*** DATA FOR THIS EXERCISE
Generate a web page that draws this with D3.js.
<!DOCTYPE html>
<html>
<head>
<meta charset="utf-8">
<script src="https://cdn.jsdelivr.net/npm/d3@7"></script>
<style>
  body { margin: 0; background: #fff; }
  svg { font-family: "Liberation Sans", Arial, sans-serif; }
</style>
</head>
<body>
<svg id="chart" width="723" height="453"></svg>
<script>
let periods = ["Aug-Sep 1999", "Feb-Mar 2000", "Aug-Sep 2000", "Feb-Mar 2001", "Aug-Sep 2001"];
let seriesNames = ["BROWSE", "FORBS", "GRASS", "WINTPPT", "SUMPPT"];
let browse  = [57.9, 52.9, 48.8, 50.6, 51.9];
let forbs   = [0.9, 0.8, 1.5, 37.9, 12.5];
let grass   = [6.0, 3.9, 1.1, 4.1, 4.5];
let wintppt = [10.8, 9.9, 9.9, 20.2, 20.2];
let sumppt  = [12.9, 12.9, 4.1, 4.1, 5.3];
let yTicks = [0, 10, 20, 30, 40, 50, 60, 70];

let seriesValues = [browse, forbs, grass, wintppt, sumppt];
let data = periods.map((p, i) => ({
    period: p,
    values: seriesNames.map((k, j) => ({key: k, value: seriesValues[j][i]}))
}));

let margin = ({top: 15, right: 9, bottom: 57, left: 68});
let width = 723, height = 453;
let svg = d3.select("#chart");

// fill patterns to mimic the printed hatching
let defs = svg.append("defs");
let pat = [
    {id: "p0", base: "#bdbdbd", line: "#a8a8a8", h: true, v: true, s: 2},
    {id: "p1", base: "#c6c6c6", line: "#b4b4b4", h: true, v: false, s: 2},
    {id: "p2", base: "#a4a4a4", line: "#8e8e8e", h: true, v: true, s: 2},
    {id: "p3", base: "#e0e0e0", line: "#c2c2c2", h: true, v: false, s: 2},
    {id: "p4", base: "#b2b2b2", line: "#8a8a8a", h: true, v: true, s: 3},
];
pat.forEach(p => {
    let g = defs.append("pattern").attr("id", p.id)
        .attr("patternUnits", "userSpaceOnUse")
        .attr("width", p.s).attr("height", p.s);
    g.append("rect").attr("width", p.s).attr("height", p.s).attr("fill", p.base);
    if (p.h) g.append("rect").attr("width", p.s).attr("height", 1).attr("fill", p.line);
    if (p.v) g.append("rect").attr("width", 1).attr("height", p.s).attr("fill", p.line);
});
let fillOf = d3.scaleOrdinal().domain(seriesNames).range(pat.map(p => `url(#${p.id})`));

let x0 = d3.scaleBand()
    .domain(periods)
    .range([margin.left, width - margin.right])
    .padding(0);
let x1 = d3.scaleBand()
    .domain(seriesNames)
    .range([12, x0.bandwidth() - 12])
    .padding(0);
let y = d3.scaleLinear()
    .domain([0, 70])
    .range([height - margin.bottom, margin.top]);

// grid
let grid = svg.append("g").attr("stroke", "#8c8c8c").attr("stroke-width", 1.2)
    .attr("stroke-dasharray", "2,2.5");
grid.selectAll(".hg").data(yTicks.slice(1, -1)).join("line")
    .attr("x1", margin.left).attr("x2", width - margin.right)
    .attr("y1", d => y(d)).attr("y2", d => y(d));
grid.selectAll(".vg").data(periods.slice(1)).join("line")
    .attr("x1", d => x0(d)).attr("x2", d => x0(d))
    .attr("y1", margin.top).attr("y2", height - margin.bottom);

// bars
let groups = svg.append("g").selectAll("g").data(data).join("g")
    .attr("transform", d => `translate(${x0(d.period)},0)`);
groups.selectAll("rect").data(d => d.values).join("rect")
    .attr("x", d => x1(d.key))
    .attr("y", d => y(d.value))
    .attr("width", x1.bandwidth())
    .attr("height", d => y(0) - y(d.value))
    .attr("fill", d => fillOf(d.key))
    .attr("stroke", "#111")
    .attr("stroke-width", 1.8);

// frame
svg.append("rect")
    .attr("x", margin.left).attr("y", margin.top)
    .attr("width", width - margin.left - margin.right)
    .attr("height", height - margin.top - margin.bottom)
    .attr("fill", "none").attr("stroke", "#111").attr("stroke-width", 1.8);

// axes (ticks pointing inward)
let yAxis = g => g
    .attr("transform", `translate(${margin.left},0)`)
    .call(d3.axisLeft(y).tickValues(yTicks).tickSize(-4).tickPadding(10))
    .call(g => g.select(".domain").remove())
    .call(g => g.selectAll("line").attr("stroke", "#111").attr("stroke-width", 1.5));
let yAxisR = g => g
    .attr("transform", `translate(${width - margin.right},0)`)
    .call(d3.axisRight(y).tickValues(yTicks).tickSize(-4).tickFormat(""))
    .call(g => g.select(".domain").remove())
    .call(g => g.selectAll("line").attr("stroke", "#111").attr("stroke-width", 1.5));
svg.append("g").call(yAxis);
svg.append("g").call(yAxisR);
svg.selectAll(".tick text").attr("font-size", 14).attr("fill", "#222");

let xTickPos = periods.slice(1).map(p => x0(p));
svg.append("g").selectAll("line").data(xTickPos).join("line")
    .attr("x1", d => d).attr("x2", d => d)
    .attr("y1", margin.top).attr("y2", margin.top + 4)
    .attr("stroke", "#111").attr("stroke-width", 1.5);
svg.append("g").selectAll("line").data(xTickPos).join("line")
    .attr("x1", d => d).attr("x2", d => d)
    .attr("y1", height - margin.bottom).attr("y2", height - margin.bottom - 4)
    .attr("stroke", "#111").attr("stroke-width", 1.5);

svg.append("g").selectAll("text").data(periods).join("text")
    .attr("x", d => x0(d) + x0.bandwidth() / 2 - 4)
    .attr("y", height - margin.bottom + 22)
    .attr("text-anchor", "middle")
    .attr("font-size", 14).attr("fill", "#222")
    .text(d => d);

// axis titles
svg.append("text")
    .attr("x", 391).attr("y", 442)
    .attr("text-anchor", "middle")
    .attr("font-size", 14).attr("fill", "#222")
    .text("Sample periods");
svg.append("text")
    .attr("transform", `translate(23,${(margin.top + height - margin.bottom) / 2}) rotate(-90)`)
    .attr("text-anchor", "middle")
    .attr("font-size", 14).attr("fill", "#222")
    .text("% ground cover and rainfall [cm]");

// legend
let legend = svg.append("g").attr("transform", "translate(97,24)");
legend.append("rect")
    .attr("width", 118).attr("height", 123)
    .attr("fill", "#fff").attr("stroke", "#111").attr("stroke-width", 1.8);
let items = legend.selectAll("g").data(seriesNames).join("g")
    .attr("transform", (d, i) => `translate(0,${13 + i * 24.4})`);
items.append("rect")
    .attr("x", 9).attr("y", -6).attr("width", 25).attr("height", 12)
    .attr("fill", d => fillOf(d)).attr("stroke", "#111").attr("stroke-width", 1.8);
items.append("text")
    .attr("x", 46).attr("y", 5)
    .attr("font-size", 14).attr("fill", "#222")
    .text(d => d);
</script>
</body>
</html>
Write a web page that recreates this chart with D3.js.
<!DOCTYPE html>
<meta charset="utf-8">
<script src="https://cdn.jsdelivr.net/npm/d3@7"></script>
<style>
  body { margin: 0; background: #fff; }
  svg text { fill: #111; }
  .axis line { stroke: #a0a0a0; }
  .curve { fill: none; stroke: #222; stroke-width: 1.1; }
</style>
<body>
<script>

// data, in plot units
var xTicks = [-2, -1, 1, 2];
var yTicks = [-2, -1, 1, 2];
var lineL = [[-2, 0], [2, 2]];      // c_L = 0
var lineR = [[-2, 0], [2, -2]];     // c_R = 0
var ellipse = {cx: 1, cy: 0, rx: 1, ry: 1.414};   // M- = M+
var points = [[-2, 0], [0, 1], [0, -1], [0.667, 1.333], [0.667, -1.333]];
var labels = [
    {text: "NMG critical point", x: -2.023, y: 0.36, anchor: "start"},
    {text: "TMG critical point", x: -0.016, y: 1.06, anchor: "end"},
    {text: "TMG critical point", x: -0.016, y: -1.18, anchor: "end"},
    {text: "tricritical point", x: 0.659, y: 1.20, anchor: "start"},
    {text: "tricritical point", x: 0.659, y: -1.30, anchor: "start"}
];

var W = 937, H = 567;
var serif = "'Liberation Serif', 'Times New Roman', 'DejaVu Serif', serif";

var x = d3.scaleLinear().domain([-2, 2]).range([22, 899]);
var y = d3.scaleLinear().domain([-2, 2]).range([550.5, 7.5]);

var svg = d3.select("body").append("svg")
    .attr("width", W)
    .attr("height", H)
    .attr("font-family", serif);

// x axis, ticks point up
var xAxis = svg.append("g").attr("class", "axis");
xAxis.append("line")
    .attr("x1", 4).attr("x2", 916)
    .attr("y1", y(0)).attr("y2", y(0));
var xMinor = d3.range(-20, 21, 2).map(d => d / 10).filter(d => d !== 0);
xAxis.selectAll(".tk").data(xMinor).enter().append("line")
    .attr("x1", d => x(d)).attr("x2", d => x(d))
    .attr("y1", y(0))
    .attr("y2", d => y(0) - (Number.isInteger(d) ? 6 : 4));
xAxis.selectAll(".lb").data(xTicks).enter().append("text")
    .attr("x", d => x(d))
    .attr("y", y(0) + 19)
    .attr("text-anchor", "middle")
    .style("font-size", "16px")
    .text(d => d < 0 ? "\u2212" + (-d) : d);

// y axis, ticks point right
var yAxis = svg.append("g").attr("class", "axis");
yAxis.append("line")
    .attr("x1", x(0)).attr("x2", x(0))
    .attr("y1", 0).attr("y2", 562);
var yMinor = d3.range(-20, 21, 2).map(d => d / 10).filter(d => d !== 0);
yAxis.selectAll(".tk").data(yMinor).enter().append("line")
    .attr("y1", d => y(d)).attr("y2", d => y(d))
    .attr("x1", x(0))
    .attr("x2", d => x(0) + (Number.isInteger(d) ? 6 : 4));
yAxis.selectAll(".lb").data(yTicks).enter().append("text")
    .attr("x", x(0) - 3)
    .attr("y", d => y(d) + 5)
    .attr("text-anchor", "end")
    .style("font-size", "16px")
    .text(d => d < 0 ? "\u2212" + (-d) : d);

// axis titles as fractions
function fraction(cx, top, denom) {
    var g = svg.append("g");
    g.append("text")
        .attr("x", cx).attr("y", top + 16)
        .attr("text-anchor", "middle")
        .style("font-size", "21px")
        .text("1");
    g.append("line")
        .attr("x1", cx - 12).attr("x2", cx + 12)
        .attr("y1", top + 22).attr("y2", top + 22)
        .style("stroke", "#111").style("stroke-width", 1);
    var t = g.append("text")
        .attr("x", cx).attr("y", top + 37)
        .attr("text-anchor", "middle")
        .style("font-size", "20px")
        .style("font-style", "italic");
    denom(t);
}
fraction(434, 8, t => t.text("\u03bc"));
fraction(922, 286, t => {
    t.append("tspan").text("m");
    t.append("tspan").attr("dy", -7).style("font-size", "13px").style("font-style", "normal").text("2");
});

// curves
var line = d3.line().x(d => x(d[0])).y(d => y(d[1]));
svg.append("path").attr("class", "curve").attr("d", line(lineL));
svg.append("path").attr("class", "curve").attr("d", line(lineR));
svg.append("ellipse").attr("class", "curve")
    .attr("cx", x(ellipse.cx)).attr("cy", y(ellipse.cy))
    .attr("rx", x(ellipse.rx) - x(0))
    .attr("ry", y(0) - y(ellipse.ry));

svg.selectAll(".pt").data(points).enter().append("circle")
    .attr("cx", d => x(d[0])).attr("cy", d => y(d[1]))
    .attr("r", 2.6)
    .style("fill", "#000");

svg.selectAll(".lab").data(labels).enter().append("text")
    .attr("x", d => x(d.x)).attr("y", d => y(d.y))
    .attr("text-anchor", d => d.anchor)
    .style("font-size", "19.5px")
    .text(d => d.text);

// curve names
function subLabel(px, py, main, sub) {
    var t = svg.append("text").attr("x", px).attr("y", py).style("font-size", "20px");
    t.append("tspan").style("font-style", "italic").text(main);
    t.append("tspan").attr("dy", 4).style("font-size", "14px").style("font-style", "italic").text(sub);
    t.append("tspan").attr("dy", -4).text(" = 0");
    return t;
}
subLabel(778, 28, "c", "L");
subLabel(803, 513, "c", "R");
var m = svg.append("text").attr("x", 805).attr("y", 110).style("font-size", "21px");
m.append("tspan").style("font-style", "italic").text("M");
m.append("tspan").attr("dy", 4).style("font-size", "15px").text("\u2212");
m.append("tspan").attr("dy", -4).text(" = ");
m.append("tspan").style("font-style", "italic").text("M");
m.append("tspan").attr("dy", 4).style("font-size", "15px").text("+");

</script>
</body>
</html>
******
### TASK TO CARRY OUT
Looking at the material above, please copy exactly every line from its first line through the line containing "fillOf = d3.scaleOrdinal().domain(seriesNames).range(pat.map(p", with both ends included and nothing else.

### COMPLETED TASK
Generate a web page that draws this with D3.js.
<!DOCTYPE html>
<html>
<head>
<meta charset="utf-8">
<script src="https://cdn.jsdelivr.net/npm/d3@7"></script>
<style>
  body { margin: 0; background: #fff; }
  svg { font-family: "Liberation Sans", Arial, sans-serif; }
</style>
</head>
<body>
<svg id="chart" width="723" height="453"></svg>
<script>
let periods = ["Aug-Sep 1999", "Feb-Mar 2000", "Aug-Sep 2000", "Feb-Mar 2001", "Aug-Sep 2001"];
let seriesNames = ["BROWSE", "FORBS", "GRASS", "WINTPPT", "SUMPPT"];
let browse  = [57.9, 52.9, 48.8, 50.6, 51.9];
let forbs   = [0.9, 0.8, 1.5, 37.9, 12.5];
let grass   = [6.0, 3.9, 1.1, 4.1, 4.5];
let wintppt = [10.8, 9.9, 9.9, 20.2, 20.2];
let sumppt  = [12.9, 12.9, 4.1, 4.1, 5.3];
let yTicks = [0, 10, 20, 30, 40, 50, 60, 70];

let seriesValues = [browse, forbs, grass, wintppt, sumppt];
let data = periods.map((p, i) => ({
    period: p,
    values: seriesNames.map((k, j) => ({key: k, value: seriesValues[j][i]}))
}));

let margin = ({top: 15, right: 9, bottom: 57, left: 68});
let width = 723, height = 453;
let svg = d3.select("#chart");

// fill patterns to mimic the printed hatching
let defs = svg.append("defs");
let pat = [
    {id: "p0", base: "#bdbdbd", line: "#a8a8a8", h: true, v: true, s: 2},
    {id: "p1", base: "#c6c6c6", line: "#b4b4b4", h: true, v: false, s: 2},
    {id: "p2", base: "#a4a4a4", line: "#8e8e8e", h: true, v: true, s: 2},
    {id: "p3", base: "#e0e0e0", line: "#c2c2c2", h: true, v: false, s: 2},
    {id: "p4", base: "#b2b2b2", line: "#8a8a8a", h: true, v: true, s: 3},
];
pat.forEach(p => {
    let g = defs.append("pattern").attr("id", p.id)
        .attr("patternUnits", "userSpaceOnUse")
        .attr("width", p.s).attr("height", p.s);
    g.append("rect").attr("width", p.s).attr("height", p.s).attr("fill", p.base);
    if (p.h) g.append("rect").attr("width", p.s).attr("height", 1).attr("fill", p.line);
    if (p.v) g.append("rect").attr("width", 1).attr("height", p.s).attr("fill", p.line);
});
let fillOf = d3.scaleOrdinal().domain(seriesNames).range(pat.map(p => `url(#${p.id})`));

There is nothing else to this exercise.